Learning Schemas for Unordered XML

TL;DR

This paper investigates the problem of learning unordered XML schemas, specifically disjunctive and disjunction-free multiplicity schemas, from positive and negative examples, providing algorithms with proven learnability and minimality guarantees.

Contribution

It introduces efficient algorithms for learning disjunctive and disjunction-free multiplicity schemas from examples, with formal proofs of learnability and minimality.

Findings

DMS are learnable from positive examples only.

MS are learnable from both positive and negative examples.
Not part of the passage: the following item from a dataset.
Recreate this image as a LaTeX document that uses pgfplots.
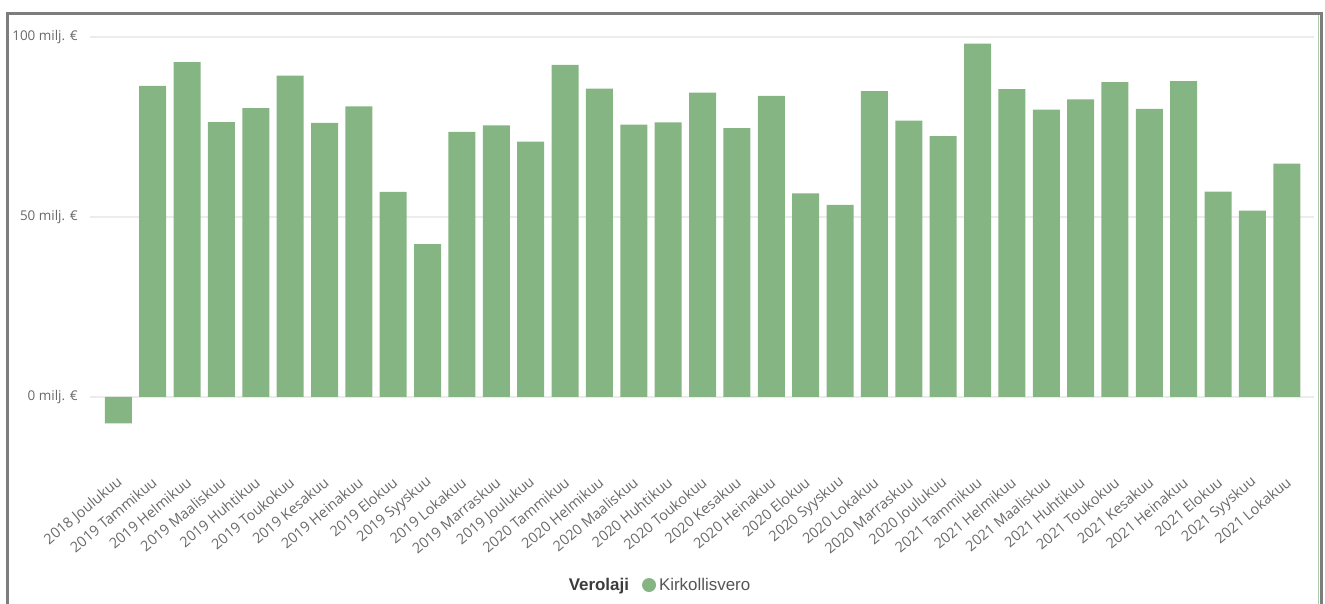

Algorithms produce minimal schemas consistent with the data.

Abstract

We consider unordered XML, where the relative order among siblings is ignored, and we investigate the problem of learning schemas from examples given by the user. We focus on the schema formalisms proposed in [10]: disjunctive multiplicity schemas (DMS) and its restriction, disjunction-free multiplicity schemas (MS). A learning algorithm takes as input a set of XML documents which must satisfy the schema (i.e., positive examples) and a set of XML documents which must not satisfy the schema (i.e., negative examples), and returns a schema consistent with the examples. We investigate a learning framework inspired by Gold [18], where a learning algorithm should be sound i.e., always return a schema consistent with the examples given by the user, and complete i.e., able to produce every schema with a sufficiently rich set of examples. Additionally, the algorithm should be efficient i.e., polynomial in the size of the input. We prove that the DMS are learnable from positive examples only, but they are not learnable when we also allow negative examples. Moreover, we show that the MS are learnable in the presence of positive examples only, and also in the presence of both positive and negative examples. Furthermore, for the learnable cases, the proposed learning algorithms return minimal schemas consistent with the examples.